By 1914 the empire was already called “the sick man of Europe,” a label fixed on it through a long nineteenth century of military defeat and territorial loss. It had been losing ground for generations — the Balkans, Egypt in practice, North Africa, much of its European hinterland — while the European powers competed to inherit or prop up its remains. Reform movements had tried to arrest the decline: the Tanzimat modernizations, then the Young Turk Revolution of 1908, which restored a constitution and brought the Committee of Union and Progress to power. None reversed the underlying weakness; some accelerated the empire’s drift toward catastrophe.
The catastrophe was its entry into the First World War on the side of Germany and the Central Powers in late 1914. The war broke the empire militarily and shattered it morally. Under cover of the war, the ruling Committee of Union and Progress carried out the Armenian Genocide — the systematic deportation and mass killing of the empire’s Armenian population from 1915, in which an estimated 600,000 to more than a million Armenians were murdered or died, alongside contemporaneous mass killings of Assyrians and of Ottoman Greeks.
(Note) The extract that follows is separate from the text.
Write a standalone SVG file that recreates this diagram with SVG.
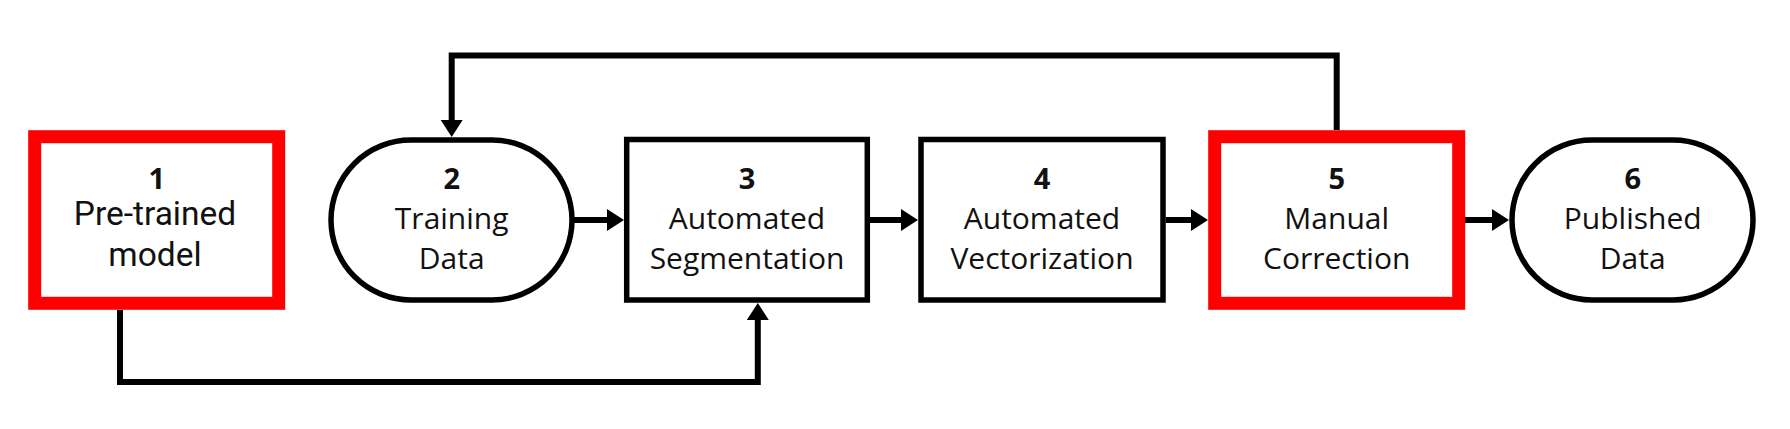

This is a documented genocide, and it stands as the gravest crime of the empire’s final years.
Defeat came in 1918. The Armistice of Mudros on 30 October ended Ottoman participation in the war, the Allies occupied Constantinople, and the Treaty of Sèvres in 1920 would have partitioned Anatolia itself. That partition provoked a nationalist movement under Mustafa Kemal, who organized resistance from Ankara, won the Turkish War of Independence, secured recognition of a Turkish national state in the Treaty of Lausanne in 1923, and swept away the sultanate and the empire it embodied.